Споткнувшись о белый лошадиный череп, Владимир очнулся, осмотрел ружье и щелкнул курком. Над оврагом, глухо каркая, кружился ворон.

Выстрел. Угрюмая птица шарахнулась, взмыла и шумно упала в куст.

— Ох и дурак.

Ярко-рыжий рябоватый парень в красной рубахе, скаля блестящие зубы, вылез из кустов.

— Дурак, право слово. Нешто ворона показано бить? Он тебе беду выкликал, и пущай: все бы по ветру рассыпалось. А ты его взял да и припечатал. Владимир сдвинул брови.

— Ты знаешь, кто я?

— Как костянтиновских господ не знать? Изустал, поди; кваску не дать ли?

Избушка прилепилась над самым обрывом; четыре стены, стол, скамья; в переднем углу божница завешена белой тряпкой.

Хозяин с громким смехом взял жбан и вышел, ступая мягко, как кот. От сверкающих зубов и огненных кудрей Владимиру стало душно. Он выглянул в окно: усталый взор встретил все те же развесистые вершины осокорей и дубов. Остановясь у божницы, Владимир приподнял тряпку.

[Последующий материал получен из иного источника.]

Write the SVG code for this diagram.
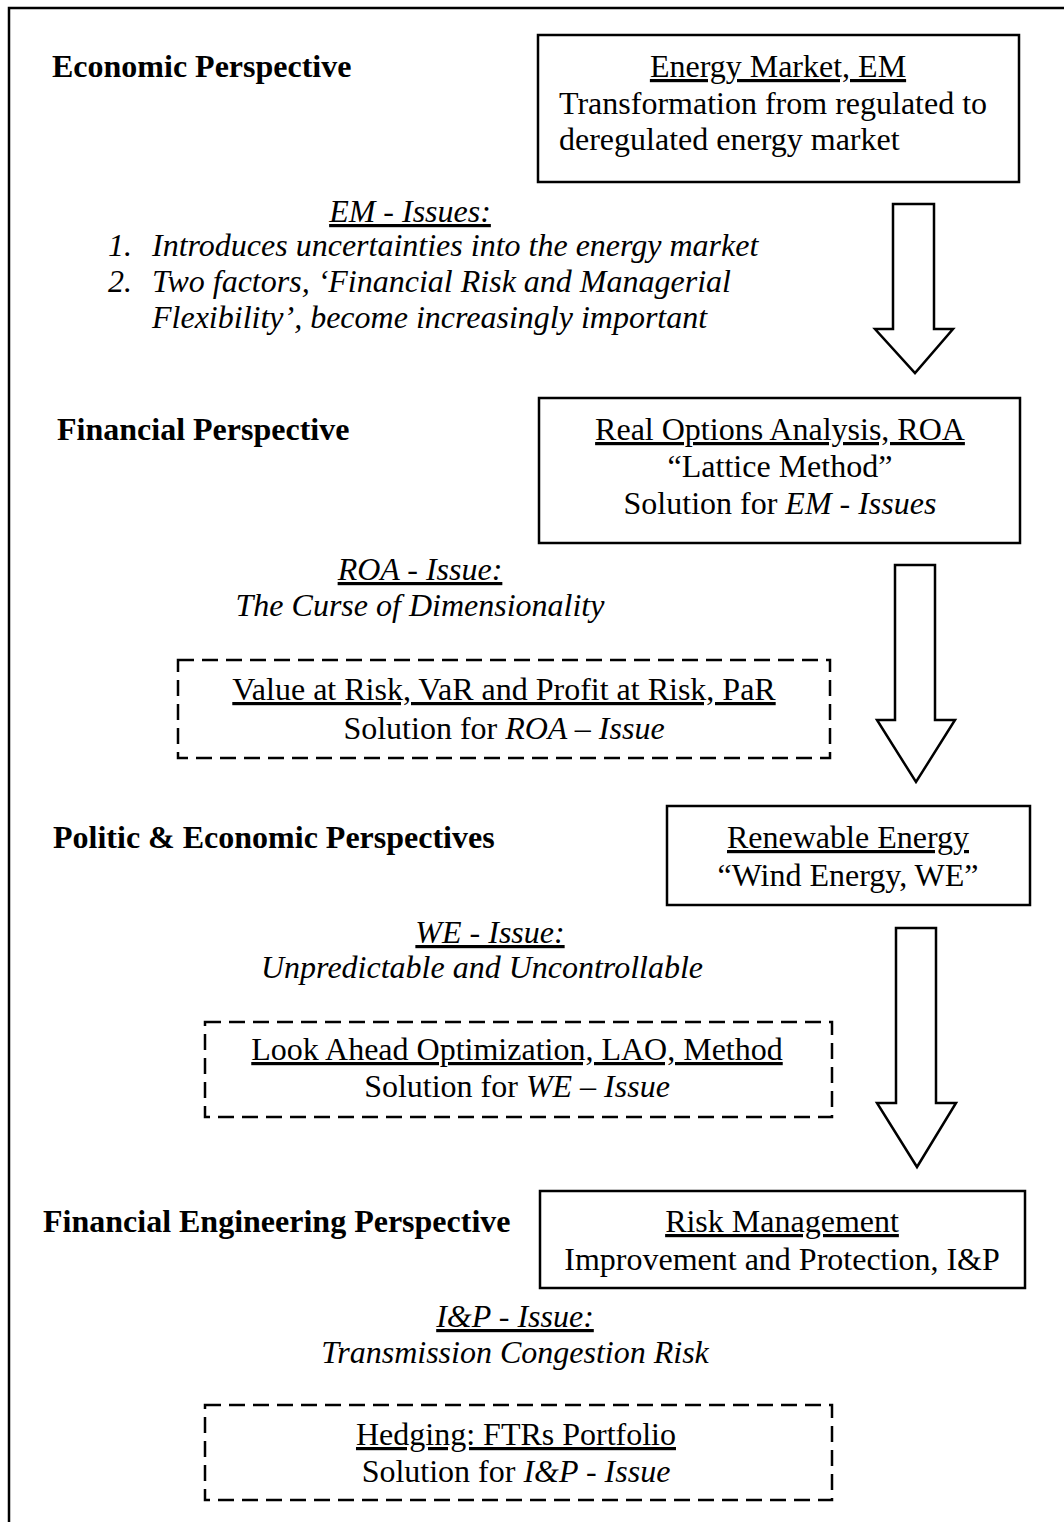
<svg xmlns="http://www.w3.org/2000/svg" width="1064" height="1522" viewBox="0 0 1064 1522">
<style>
text{font-family:"Liberation Serif","Times New Roman",serif;font-size:32px;fill:#000}
.h{font-weight:bold}
.c{text-anchor:middle}
.i{font-style:italic}
.u{text-decoration:underline}
.box{fill:none;stroke:#000;stroke-width:2.5}
.dash{fill:none;stroke:#000;stroke-width:2.5;stroke-dasharray:16 8}
.arrow{fill:#fff;stroke:#000;stroke-width:2.5;stroke-linejoin:miter}
</style>
<rect width="1064" height="1522" fill="#fff"/>
<path d="M9 1522 V8 H1064" fill="none" stroke="#000" stroke-width="2.5"/>

<g id="heading-economic"><text class="h" x="52" y="77">Economic Perspective</text></g>
<g id="node-em">
<rect class="box" x="538" y="35" width="481" height="147"/>
<text class="c u" x="778" y="77">Energy Market, EM</text>
<text x="559" y="114">Transformation from regulated to</text>
<text x="559" y="150">deregulated energy market</text>
</g>
<g id="em-issues">
<text class="c i u" x="410" y="222">EM - Issues:</text>
<text class="i" x="108" y="256">1.</text><text class="i" x="152" y="256">Introduces uncertainties into the energy market</text>
<text class="i" x="108" y="292">2.</text><text class="i" x="152" y="292">Two factors, ‘Financial Risk and Managerial</text>
<text class="i" x="152" y="328">Flexibility’, become increasingly important</text>
</g>

<g id="heading-financial"><text class="h" x="57" y="440">Financial Perspective</text></g>
<g id="node-roa">
<rect class="box" x="539" y="398" width="481" height="145"/>
<text class="c u" x="780" y="440">Real Options Analysis, ROA</text>
<text class="c" x="780" y="477">“Lattice Method”</text>
<text class="c" x="780" y="514">Solution for <tspan class="i">EM - Issues</tspan></text>
</g>
<g id="roa-issue">
<text class="c i u" x="420" y="580">ROA - Issue:</text>
<text class="c i" x="420" y="616">The Curse of Dimensionality</text>
</g>
<g id="node-var">
<rect class="dash" x="178" y="660" width="652" height="98"/>
<text class="c u" x="504" y="700">Value at Risk, VaR and Profit at Risk, PaR</text>
<text class="c" x="504" y="739">Solution for <tspan class="i">ROA – Issue</tspan></text>
</g>

<g id="heading-politic"><text class="h" x="53" y="848">Politic &amp; Economic Perspectives</text></g>
<g id="node-re">
<rect class="box" x="667" y="806" width="363" height="99"/>
<text class="c u" x="848" y="848">Renewable Energy</text>
<text class="c" x="848" y="886">“Wind Energy, WE”</text>
</g>
<g id="we-issue">
<text class="c i u" x="490" y="943">WE - Issue:</text>
<text class="c i" x="482" y="978">Unpredictable and Uncontrollable</text>
</g>
<g id="node-lao">
<rect class="dash" x="205" y="1022" width="627" height="95"/>
<text class="c u" x="517" y="1060">Look Ahead Optimization, LAO, Method</text>
<text class="c" x="517" y="1097">Solution for <tspan class="i">WE – Issue</tspan></text>
</g>

<g id="heading-fe"><text class="h" x="43" y="1232">Financial Engineering Perspective</text></g>
<g id="node-rm">
<rect class="box" x="540" y="1191" width="485" height="97"/>
<text class="c u" x="782" y="1232">Risk Management</text>
<text class="c" x="782" y="1270">Improvement and Protection, I&amp;P</text>
</g>
<g id="ip-issue">
<text class="c i u" x="515" y="1327">I&amp;P - Issue:</text>
<text class="c i" x="515" y="1363">Transmission Congestion Risk</text>
</g>
<g id="node-hedge">
<rect class="dash" x="205" y="1405" width="627" height="95"/>
<text class="c u" x="516" y="1445">Hedging: FTRs Portfolio</text>
<text class="c" x="516" y="1482">Solution for <tspan class="i">I&amp;P - Issue</tspan></text>
</g>

<g id="connectors">
<path class="arrow" d="M893 204 H934 V329 H953 L915 373 L875 329 H893 Z"/>
<path class="arrow" d="M895 565 H935 V720 H955 L916 782 L877 720 H895 Z"/>
<path class="arrow" d="M896 928 H936 V1103 H956 L917 1167 L877 1103 H896 Z"/>
</g>
</svg>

— Зря, барин, лезешь куда не след.

Оскалившись, рябой подкрался кошачьей походкой и опустил занавеску. Владимир повел плечом.

— Там нет ничего.

Парень разразился неистовым хохотом.

— Верно говоришь. Ничего там нету. А на нет и суда не будет. Он с размаху хватил по столу кулаком, пытаясь сдержаться, и снова захохотал.

— Ты, барин, грамотный?

— Да.

— Так запиши на бумагу, что я скажу. Ваше господское дело пропащее. Я темный человек, а икону снял: потому уверовать желаю. Ты шибко учен, иконы есть у тебя, да умеешь ли на них молиться-то?